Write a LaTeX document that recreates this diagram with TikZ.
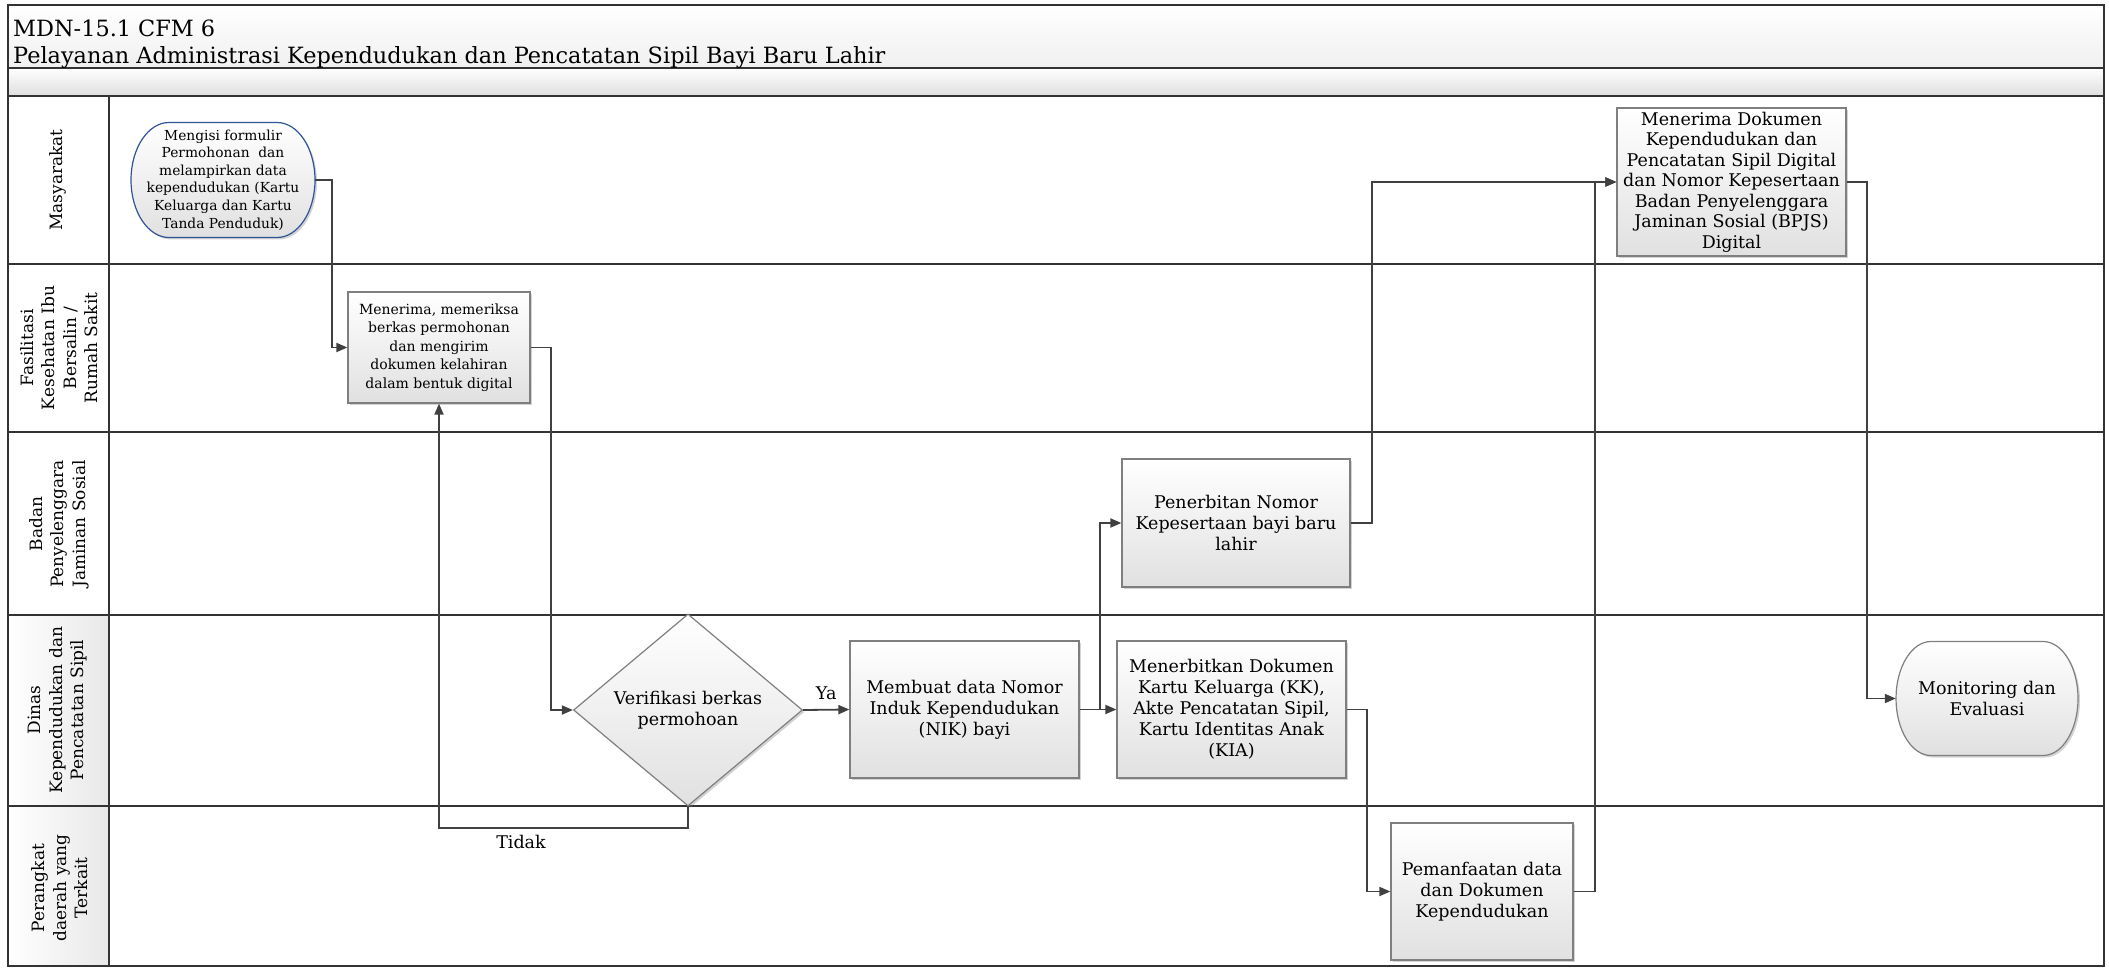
\documentclass[tikz,border=0pt]{standalone}
\usepackage{fontspec}
\setmainfont{DejaVu Serif}
\usetikzlibrary{arrows.meta,shapes.geometric,shadows}

\definecolor{lineclr}{HTML}{404040}
\definecolor{boxclr}{HTML}{7F7F7F}
\definecolor{startclr}{HTML}{2F5597}
\definecolor{laneclr}{HTML}{333333}

\tikzset{
  flow/.style={draw=lineclr, line width=1.8pt, -{Triangle[length=11pt,width=9pt]}},
  lane/.style={draw=laneclr, line width=1.8pt},
  procbox/.style={rectangle, draw=boxclr, line width=1.2pt, top color=white, bottom color=black!12,
    drop shadow={shadow xshift=2pt, shadow yshift=-2pt, opacity=0.35},
    align=center, inner sep=0pt, font=\fontsize{17.5}{21}\selectfont},
  decbox/.style={diamond, draw=boxclr, line width=1.2pt, top color=white, bottom color=black!12,
    drop shadow={shadow xshift=2pt, shadow yshift=-2pt, opacity=0.35},
    minimum width=229pt, minimum height=192pt, inner sep=0pt, align=center,
    font=\fontsize{17.5}{21.5}\selectfont},
  termline/.style={line width=1.2pt, top color=white, bottom color=black!12,
    drop shadow={shadow xshift=2pt, shadow yshift=-2pt, opacity=0.35}},
  termtext/.style={inner sep=0pt, align=center},
  lanelabel/.style={rotate=90, align=center, inner sep=0pt, font=\fontsize{17}{21.5}\selectfont},
  titletext/.style={inner sep=0pt, font=\fontsize{22.4}{26}\selectfont},
  lbl/.style={inner sep=0pt, font=\fontsize{17.5}{21}\selectfont}
}

\begin{document}
\begin{tikzpicture}[x=1pt, y=-1pt]
  \useasboundingbox (0,0) rectangle (2109,968);

  % header bands and shaded lane cells
  \fill[top color=white, bottom color=black!6] (8,5) rectangle (2104,68);
  \fill[top color=white, bottom color=black!13] (8,68) rectangle (2104,96);
  \fill[left color=white, right color=black!9] (8,615) rectangle (109,966);

  % swimlane grid
  \draw[lane] (8,5) rectangle (2104,966);
  \foreach \y in {68,96,264,432,615,806}
    \draw[lane] (8,\y) -- (2104,\y);
  \draw[lane] (109,96) -- (109,966);

  % title
  \node[titletext, anchor=base west] (kode) at (13,37) {MDN-15.1 CFM 6};
  \node[titletext, anchor=base west] (judul) at (13,64) {Pelayanan Administrasi Kependudukan dan Pencatatan Sipil Bayi Baru Lahir};

  % lane labels
  \node[lanelabel] (lmasy) at (58,180) {Masyarakat};
  \node[lanelabel] (lfaskes) at (59,348) {Fasilitasi\\Kesehatan Ibu\\Bersalin /\\Rumah Sakit};
  \node[lanelabel] (lbpjs) at (59,524) {Badan\\Penyelenggara\\Jaminan Sosial};
  \node[lanelabel] (ldukcapil) at (58,710) {Dinas\\Kependudukan dan\\Pencatatan Sipil};
  \node[lanelabel] (lopd) at (60,888) {Perangkat\\daerah yang\\Terkait};

  % start terminator
  \draw[termline, draw=startclr] (277,122.5) arc[start angle=90, end angle=-90, x radius=38pt, y radius=57.5pt]
    -- (169,237.5) arc[start angle=270, end angle=90, x radius=38pt, y radius=57.5pt] -- cycle;
  \node[termtext, minimum width=184pt, minimum height=115pt, font=\fontsize{13.8}{17.6}\selectfont] (mulai) at (223,180)
    {Mengisi formulir\\Permohonan~ dan\\melampirkan data\\kependudukan (Kartu\\Keluarga dan Kartu\\Tanda Penduduk)};

  % process steps
  \node[procbox, minimum width=182pt, minimum height=111pt, font=\fontsize{14}{18.4}\selectfont] (terima) at (439,347.5)
    {Menerima, memeriksa\\berkas permohonan\\dan mengirim\\dokumen kelahiran\\dalam bentuk digital};
  \node[decbox] (verif) at (688,710) {Verifikasi berkas\\permohoan};
  \node[procbox, minimum width=229pt, minimum height=137pt] (nik) at (964.5,709.5)
    {Membuat data Nomor\\Induk Kependudukan\\(NIK) bayi};
  \node[procbox, minimum width=229pt, minimum height=137pt] (dokumen) at (1231.5,709.5)
    {Menerbitkan Dokumen\\Kartu Keluarga (KK),\\Akte Pencatatan Sipil,\\Kartu Identitas Anak\\(KIA)};
  \node[procbox, minimum width=228pt, minimum height=128pt] (kepesertaan) at (1236,523)
    {Penerbitan Nomor\\Kepesertaan bayi baru\\lahir};
  \node[procbox, minimum width=182pt, minimum height=137pt] (manfaat) at (1482,891.5)
    {Pemanfaatan data\\dan Dokumen\\Kependudukan};
  \node[procbox, minimum width=229pt, minimum height=148pt, font=\fontsize{17.5}{20.5}\selectfont] (digital) at (1731.5,182)
    {Menerima Dokumen\\Kependudukan dan\\Pencatatan Sipil Digital\\dan Nomor Kepesertaan\\Badan Penyelenggara\\Jaminan Sosial (BPJS)\\Digital};

  % end terminator
  \draw[termline, draw=boxclr] (2043,641.5) arc[start angle=90, end angle=-90, x radius=35pt, y radius=57pt]
    -- (1931,755.5) arc[start angle=270, end angle=90, x radius=35pt, y radius=57pt] -- cycle;
  \node[termtext, minimum width=182pt, minimum height=114pt, font=\fontsize{17.5}{21}\selectfont] (monev) at (1987,698.5)
    {Monitoring dan\\Evaluasi};

  % connectors
  \draw[flow] (mulai.east) -- ++(17,0) |- (terima.west);
  \draw[flow] (terima.east) -- ++(20,0) |- (verif.west);
  \draw[flow] (verif.south) -- ++(0,21) -| (terima.south);
  \node[lbl] (tidak) at (521,842) {Tidak};
  \draw[flow] (verif.east) -- (nik.west) node[lbl, midway, above=9pt] (ya) {Ya};
  \draw[flow] (nik.east) -- (dokumen.west);
  \draw[flow] (nik.east) -- ++(20,0) |- (kepesertaan.west);
  \draw[flow] (dokumen.east) -- ++(20,0) |- (manfaat.west);
  \draw[flow] (kepesertaan.east) -- ++(21,0) |- (digital.west);
  \draw[flow] (manfaat.east) -- ++(21,0) |- (digital.west);
  \draw[flow] (digital.east) -- ++(20,0) |- (monev.west);
\end{tikzpicture}
\end{document}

• **Set exercise**:
From the listing, extract all text exactly as given and drop any picture.

• **Exercise solution**:
Write a LaTeX document that recreates this diagram with TikZ.
\documentclass[tikz,border=0pt]{standalone}
\usepackage{fontspec}
\setmainfont{DejaVu Serif}
\usetikzlibrary{arrows.meta,shapes.geometric,shadows}

\definecolor{lineclr}{HTML}{404040}
\definecolor{boxclr}{HTML}{7F7F7F}
\definecolor{startclr}{HTML}{2F5597}
\definecolor{laneclr}{HTML}{333333}

\tikzset{
  flow/.style={draw=lineclr, line width=1.8pt, -{Triangle[length=11pt,width=9pt]}},
  lane/.style={draw=laneclr, line width=1.8pt},
  procbox/.style={rectangle, draw=boxclr, line width=1.2pt, top color=white, bottom color=black!12,
    drop shadow={shadow xshift=2pt, shadow yshift=-2pt, opacity=0.35},
    align=center, inner sep=0pt, font=\fontsize{17.5}{21}\selectfont},
  decbox/.style={diamond, draw=boxclr, line width=1.2pt, top color=white, bottom color=black!12,
    drop shadow={shadow xshift=2pt, shadow yshift=-2pt, opacity=0.35},
    minimum width=229pt, minimum height=192pt, inner sep=0pt, align=center,
    font=\fontsize{17.5}{21.5}\selectfont},
  termline/.style={line width=1.2pt, top color=white, bottom color=black!12,
    drop shadow={shadow xshift=2pt, shadow yshift=-2pt, opacity=0.35}},
  termtext/.style={inner sep=0pt, align=center},
  lanelabel/.style={rotate=90, align=center, inner sep=0pt, font=\fontsize{17}{21.5}\selectfont},
  titletext/.style={inner sep=0pt, font=\fontsize{22.4}{26}\selectfont},
  lbl/.style={inner sep=0pt, font=\fontsize{17.5}{21}\selectfont}
}

\begin{document}
\begin{tikzpicture}[x=1pt, y=-1pt]
  \useasboundingbox (0,0) rectangle (2109,968);

  % header bands and shaded lane cells
  \fill[top color=white, bottom color=black!6] (8,5) rectangle (2104,68);
  \fill[top color=white, bottom color=black!13] (8,68) rectangle (2104,96);
  \fill[left color=white, right color=black!9] (8,615) rectangle (109,966);

  % swimlane grid
  \draw[lane] (8,5) rectangle (2104,966);
  \foreach \y in {68,96,264,432,615,806}
    \draw[lane] (8,\y) -- (2104,\y);
  \draw[lane] (109,96) -- (109,966);

  % title
  \node[titletext, anchor=base west] (kode) at (13,37) {MDN-15.1 CFM 6};
  \node[titletext, anchor=base west] (judul) at (13,64) {Pelayanan Administrasi Kependudukan dan Pencatatan Sipil Bayi Baru Lahir};

  % lane labels
  \node[lanelabel] (lmasy) at (58,180) {Masyarakat};
  \node[lanelabel] (lfaskes) at (59,348) {Fasilitasi\\Kesehatan Ibu\\Bersalin /\\Rumah Sakit};
  \node[lanelabel] (lbpjs) at (59,524) {Badan\\Penyelenggara\\Jaminan Sosial};
  \node[lanelabel] (ldukcapil) at (58,710) {Dinas\\Kependudukan dan\\Pencatatan Sipil};
  \node[lanelabel] (lopd) at (60,888) {Perangkat\\daerah yang\\Terkait};

  % start terminator
  \draw[termline, draw=startclr] (277,122.5) arc[start angle=90, end angle=-90, x radius=38pt, y radius=57.5pt]
    -- (169,237.5) arc[start angle=270, end angle=90, x radius=38pt, y radius=57.5pt] -- cycle;
  \node[termtext, minimum width=184pt, minimum height=115pt, font=\fontsize{13.8}{17.6}\selectfont] (mulai) at (223,180)
    {Mengisi formulir\\Permohonan~ dan\\melampirkan data\\kependudukan (Kartu\\Keluarga dan Kartu\\Tanda Penduduk)};

  % process steps
  \node[procbox, minimum width=182pt, minimum height=111pt, font=\fontsize{14}{18.4}\selectfont] (terima) at (439,347.5)
    {Menerima, memeriksa\\berkas permohonan\\dan mengirim\\dokumen kelahiran\\dalam bentuk digital};
  \node[decbox] (verif) at (688,710) {Verifikasi berkas\\permohoan};
  \node[procbox, minimum width=229pt, minimum height=137pt] (nik) at (964.5,709.5)
    {Membuat data Nomor\\Induk Kependudukan\\(NIK) bayi};
  \node[procbox, minimum width=229pt, minimum height=137pt] (dokumen) at (1231.5,709.5)
    {Menerbitkan Dokumen\\Kartu Keluarga (KK),\\Akte Pencatatan Sipil,\\Kartu Identitas Anak\\(KIA)};
  \node[procbox, minimum width=228pt, minimum height=128pt] (kepesertaan) at (1236,523)
    {Penerbitan Nomor\\Kepesertaan bayi baru\\lahir};
  \node[procbox, minimum width=182pt, minimum height=137pt] (manfaat) at (1482,891.5)
    {Pemanfaatan data\\dan Dokumen\\Kependudukan};
  \node[procbox, minimum width=229pt, minimum height=148pt, font=\fontsize{17.5}{20.5}\selectfont] (digital) at (1731.5,182)
    {Menerima Dokumen\\Kependudukan dan\\Pencatatan Sipil Digital\\dan Nomor Kepesertaan\\Badan Penyelenggara\\Jaminan Sosial (BPJS)\\Digital};

  % end terminator
  \draw[termline, draw=boxclr] (2043,641.5) arc[start angle=90, end angle=-90, x radius=35pt, y radius=57pt]
    -- (1931,755.5) arc[start angle=270, end angle=90, x radius=35pt, y radius=57pt] -- cycle;
  \node[termtext, minimum width=182pt, minimum height=114pt, font=\fontsize{17.5}{21}\selectfont] (monev) at (1987,698.5)
    {Monitoring dan\\Evaluasi};

  % connectors
  \draw[flow] (mulai.east) -- ++(17,0) |- (terima.west);
  \draw[flow] (terima.east) -- ++(20,0) |- (verif.west);
  \draw[flow] (verif.south) -- ++(0,21) -| (terima.south);
  \node[lbl] (tidak) at (521,842) {Tidak};
  \draw[flow] (verif.east) -- (nik.west) node[lbl, midway, above=9pt] (ya) {Ya};
  \draw[flow] (nik.east) -- (dokumen.west);
  \draw[flow] (nik.east) -- ++(20,0) |- (kepesertaan.west);
  \draw[flow] (dokumen.east) -- ++(20,0) |- (manfaat.west);
  \draw[flow] (kepesertaan.east) -- ++(21,0) |- (digital.west);
  \draw[flow] (manfaat.east) -- ++(21,0) |- (digital.west);
  \draw[flow] (digital.east) -- ++(20,0) |- (monev.west);
\end{tikzpicture}
\end{document}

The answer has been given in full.